In a speech in front of the historic Edmund Pettus Bridge in Selma, Alabama, Harris paused after calling for “an immediate ceasefire,” allowing the crowd to cheer before continuing on, “for at least the next six weeks, which is what is currently on the table.” She blamed Palestinian leaders for not wanting the deal, though reports say that the negotiations are still ongoing, with Hamas forces unwilling to release all Israeli hostages until Israel agrees to withdraw its troops altogether and release some of the thousands of Palestinian hostages it has taken in recent months.

Harris’s refusal to call for a permanent ceasefire comes as Israel’s genocidal military campaign in Gaza has killed more than 30,000 Palestinians and injured 70,000, with thousands of people still missing under the rubble.
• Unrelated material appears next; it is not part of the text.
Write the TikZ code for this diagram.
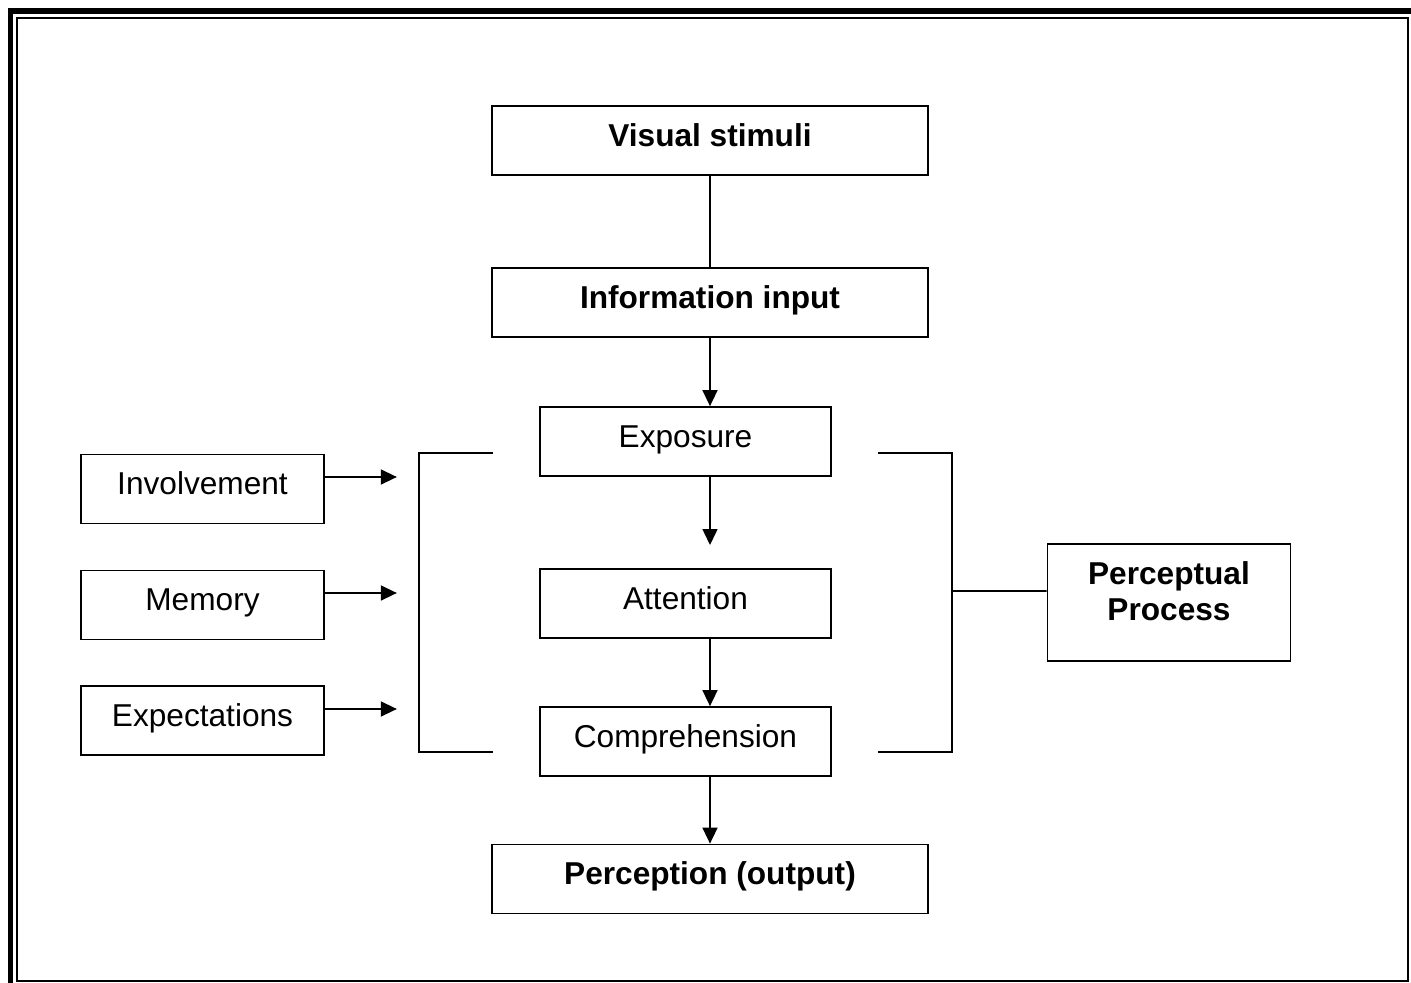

Many news outlets — including ones with a demonstrated pro-Israel biassimply reported that Harris called for a ceasefire in headlines and social media posts, with The Washington Post going as far as to call Harris’s words a “tonal shift.” However, without the context of it being a temporary ceasefire, or something that other officials have called a “humanitarian pause,” the headlines make it seem as though Harris made a stronger call than she really did, advocates have pointed out.

“Vice President Kamala Harris is rebranding Biden’s previous call for a six week humanitarian pause as a ‘ceasefire,’” Democratic strategist and former Justice Democrats spokesperson Waleed Shahid wrote on social media on Monday. “This is largely a messaging shift without a policy change as Biden continues to fund [Israeli Prime Minister Benjamin] Netanyahu with billions in weapons aid.”

Indeed, Biden last month said that he was working on a deal for a six-week “period of calm” and said last week that he was hoping for a pause to begin on Monday — which, as of Monday evening Gaza time, has not yet happened.

Other advocates for Palestinian rights have pointed out that Harris and Biden’s calls for a temporary ceasefire in recent weeks come as the administration is scrambling to contain the growing campaign to choose “uncommitted” over Joe Biden in states’ Democratic primaries.

The campaign, launched by anti-Zionist advocates in Michigan last month, had a powerful showing in last week’s Michigan primary, with over 101,000 voters choosing “uncommitted” — enough votes to earn two delegates to the Democratic National Convention in Chicago in August. Since then, the campaign has spread to states across the country, with voters mobilizing to send a strong rebuke to Biden over his unwavering support of Israel.

“Vice President Harris calling for a six week temporary ceasefire is a very specific amount of time. In fact, it’s just enough time to get most of the Democratic Primaries out of the way. After April 15 there are only a handful of primaries left, with the largest being Pennsylvania on April 23,” said Abed A. Ayoub, national executive director of Arab-American Anti-Discrimination Committee, the U.S.’s largest Arab American civil rights group.

Harris’s call for a pause also came just two days before Super Tuesday, when 15 states and American Samoa are holding primary votes, including crucial swing state North Carolina.

“What she asked for isn’t a ceasefire, it’s a pause to the genocide,” Ayoub continued.